Keep this up, and eventually a pattern will emerge.

Finding Solutions

Once you have a decent idea to the cause of a problem it's time to find the solution. 99.9% of the time someone else has already had this problem before you have. 99% of the time the solution is waiting on the other side of a search engine.

Basic Solution Finding

Use your search engine and give it the good stuff:

  • Error codes.
  • Error messages in quotes.
  • Official Software names.
  • Software versions.
  • Official operating system names.
  • Operating system versions.
  • Hardware manufacturer names.
  • Hardware model names.

Never forget that search engines do not speak english and have no idea what you're talking about. Search engines compare your keywords to their database. "Soft" words and phrases like "i have a problem with" will either fill your results with junk or give you no results.

Good searching:

  • realtek dtv1000t "error 0x03b: tuner not ready"
  • nvidia gtx970 antialias crash "far cry 4"
  • linux mint 17.1 amd catalyst "won't compile"
  • corsair 750w psu "high temperature"

Bad searching:

  • why does windows crash when i click on the clock
  • nvidia problem
  • my computer crashes on tuesday and sometimes wednesday
  • linux errors 2015

Finding Problem Communities

If you can't find a solution to your problem, you can problably find other people with the same issue.
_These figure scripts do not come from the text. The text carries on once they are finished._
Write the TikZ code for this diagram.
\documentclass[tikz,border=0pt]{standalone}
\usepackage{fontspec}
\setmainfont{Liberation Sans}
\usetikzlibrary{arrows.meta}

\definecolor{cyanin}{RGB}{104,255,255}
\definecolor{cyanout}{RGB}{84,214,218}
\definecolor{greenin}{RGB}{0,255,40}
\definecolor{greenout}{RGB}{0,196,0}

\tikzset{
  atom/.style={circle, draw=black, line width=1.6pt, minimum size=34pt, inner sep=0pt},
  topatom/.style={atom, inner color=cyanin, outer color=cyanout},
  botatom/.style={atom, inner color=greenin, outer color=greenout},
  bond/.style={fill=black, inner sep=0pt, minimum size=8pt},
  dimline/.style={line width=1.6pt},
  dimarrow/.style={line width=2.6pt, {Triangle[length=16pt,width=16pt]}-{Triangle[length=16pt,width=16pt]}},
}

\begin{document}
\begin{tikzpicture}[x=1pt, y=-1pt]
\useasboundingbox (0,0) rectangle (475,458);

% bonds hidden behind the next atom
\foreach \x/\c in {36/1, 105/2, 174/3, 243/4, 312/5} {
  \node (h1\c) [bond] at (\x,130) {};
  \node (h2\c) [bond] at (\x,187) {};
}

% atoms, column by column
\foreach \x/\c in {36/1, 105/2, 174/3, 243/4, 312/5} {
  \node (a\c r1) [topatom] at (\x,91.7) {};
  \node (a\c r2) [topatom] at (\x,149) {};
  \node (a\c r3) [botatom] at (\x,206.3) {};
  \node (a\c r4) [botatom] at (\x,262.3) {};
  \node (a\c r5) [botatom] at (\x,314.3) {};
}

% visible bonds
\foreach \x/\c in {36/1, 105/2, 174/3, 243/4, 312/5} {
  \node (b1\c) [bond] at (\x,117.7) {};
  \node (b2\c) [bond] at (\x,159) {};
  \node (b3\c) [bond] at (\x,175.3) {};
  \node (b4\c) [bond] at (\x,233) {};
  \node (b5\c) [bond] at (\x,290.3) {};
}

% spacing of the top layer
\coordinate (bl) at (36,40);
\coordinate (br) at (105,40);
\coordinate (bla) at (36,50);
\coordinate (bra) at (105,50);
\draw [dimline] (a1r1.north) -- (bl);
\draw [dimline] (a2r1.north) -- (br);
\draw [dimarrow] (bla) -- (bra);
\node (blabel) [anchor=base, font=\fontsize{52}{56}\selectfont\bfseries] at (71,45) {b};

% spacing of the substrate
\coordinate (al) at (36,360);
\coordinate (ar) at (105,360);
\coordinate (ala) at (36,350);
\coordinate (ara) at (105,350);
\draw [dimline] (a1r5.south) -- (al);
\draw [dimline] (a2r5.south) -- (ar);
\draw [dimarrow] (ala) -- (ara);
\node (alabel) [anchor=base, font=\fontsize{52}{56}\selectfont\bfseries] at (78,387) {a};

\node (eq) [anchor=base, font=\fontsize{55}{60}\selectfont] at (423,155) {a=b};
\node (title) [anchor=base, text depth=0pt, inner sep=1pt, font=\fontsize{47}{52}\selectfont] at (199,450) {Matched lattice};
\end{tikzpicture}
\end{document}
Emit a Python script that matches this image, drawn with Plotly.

They may have other things to try which you haven't thought of, or may be searching for someone just like you who has a slightly different setup to help find the cause of the issue. You're likely to find links to official bugtrackers or manufacturer websites where the problem is acknowledged.

Participate and add your voice. Another "me too" comment with your specs and settings will not hurt.

You may also find out that the problem you're having is a known issue and unresolved (which tells you that you successfully diagnosed the problem and that there's no solution yet).

You may also find workarounds for your problem.

Reporting a Unique Problem

If you're convinced you're experiencing a problem that nobody else has come across, report it! This is especially true if you're running current or beta software.

Find the official forum/bugtracker for the problem you're having, sign up, and post:

  • Give your exact hardware/operating system/software versions.
  • Detail the steps to reproduce the problem.
  • Provide whatever logs you can, and use a service like pastebin to paste your logfile into, rather than making your bug report hard to read.
  • Explain the steps you've taken to resolve the problem.
  • Copy/paste links to anything helpful you've found in your troubleshooting.
  • Post your gut feeling, if you have one, and explain that it's just a gut feeling. We all have them, and sometimes they're correct.
  • Keep up with your post: With any luck you'll be asked some questions by others who want to help you. Just having other people say "me too!" will reassure you that you've done a good job in diagnosing the problem.

While this step doesn't immediately solve you problem, it does make you a key figure in resolving the problem, and for that you should feel pride.